AICPA Passes Budget With No Dues Increase


Members of the AICPA Council on Monday unanimously approved an operating budget for 2009-2010 with no increase in member dues.

The budget calls for $174.4 million in total net revenue and $172.3 million in total expenses for the fiscal year beginning Aug. 1—an outlook that is basically flat compared to the current-year budget.

The budget was calibrated to the current economic climate and designed to afford the Institute maximum flexibility as it charts a course for the upcoming fiscal year, AICPA President and CEO Barry Melancon, CPA, told attendees at the 2009 AICPA Spring Meeting of Council in Washington.

“Management can and will implement changes as quickly as needed through the course of the coming year with a focus on not disrupting our valued member services,” said Anthony Pugliese, CPA, senior vice-president, finance, membership and operations.

In a speech Monday, Melancon touched on the Institute’s efforts to have a voice in financial regulatory reform, and he offered updates on a number of key AICPA initiatives including promoting financial literacy and fiscal accountability and helping CPAs prepare for a potential requirement to convert to IFRS for public company filings.
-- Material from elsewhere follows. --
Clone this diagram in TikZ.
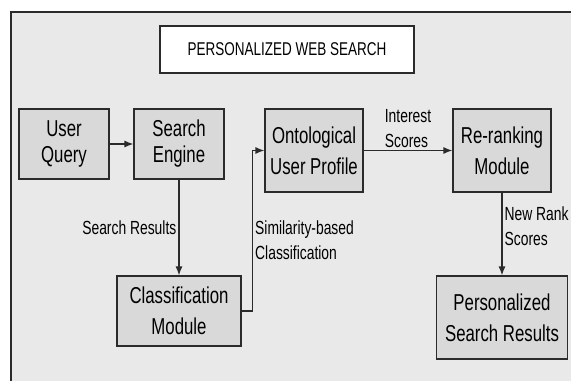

Melancon also outlined AICPA efforts to redraft Statements on Auditing Standards to improve their clarity and a committee proposal that would allow an accountant who performs internal control services for a client also to review that client’s financial statements. Melancon has emphasized that 2009 will be a pivotal time for progress on differential standards for private and public companies because of the increasing trend of U.S. GAAP exceptions for private companies in corporate reports.

 

The three-day Council meeting includes speeches by AICPA leadership, lawmakers, political pundits and media personalities. The meeting concludes today with visits by CPAs to legislators on Capitol Hill.

 

To prepare CPAs from around the country for those talks with lawmakers, Tom Ochsenschlager, AICPA vice president, taxation, and Mark Peterson, AICPA vice president, governmental and public affairs, briefed the crowd on the focus of the Hill visits—the roles CPAs are playing in economic recovery; financial regulatory reform; tax strategy patents and mobile workforce legislation. CPAs were urged to share with legislators what the profession is doing to guide businesses through the economic crisis by, among other things, providing small businesses with knowledge, skills and tools to survive the recession.

 

Regulatory areas the AICPA is focusing on include broker-dealers and investment and hedge fund advisers. The AICPA is also telling lawmakers that patents for tax planning methods undermine the integrity, fairness and administration of the tax system.

 

The Institute is also voicing support for a mobile workforce proposal being led by Rep. Hank Johnson (D-Ga.) that would impose a uniform national standard on nonresident state taxation for short-term workers. Under the measure, employees working for less than 30 days in an area outside their home state would not be subject to state or local taxation on those wages.

 

During a point-counterpoint discussion on Monday, analysts from opposite sides of the aisle, conservative Pat Buchanan and liberal Donna Brazile,  spoke of challenges the Obama administration faces while trying to cope with the economic crisis. Brazile, a CNN political contributor and ABC political consultant, said she believes President Obama will need to use the sizable political capital he has built up to push through his agenda on issues such as health-care reform and comprehensive energy reform. Buchanan, a columnist and MSNBC political analyst, said Obama faces potential obstacles including stagflation as well as unrest in Pakistan and fighting in Iraq and Afghanistan that could take attention away from economic issues.

 

In response to a question about the backlash resulting from the financial crisis, Brazile said companies must do a better job of telling their own stories. “Not every banker is a crook and not every Wall Street trader sought to harm us,” she said. “We must distinguish between the bad apples and the good apples.”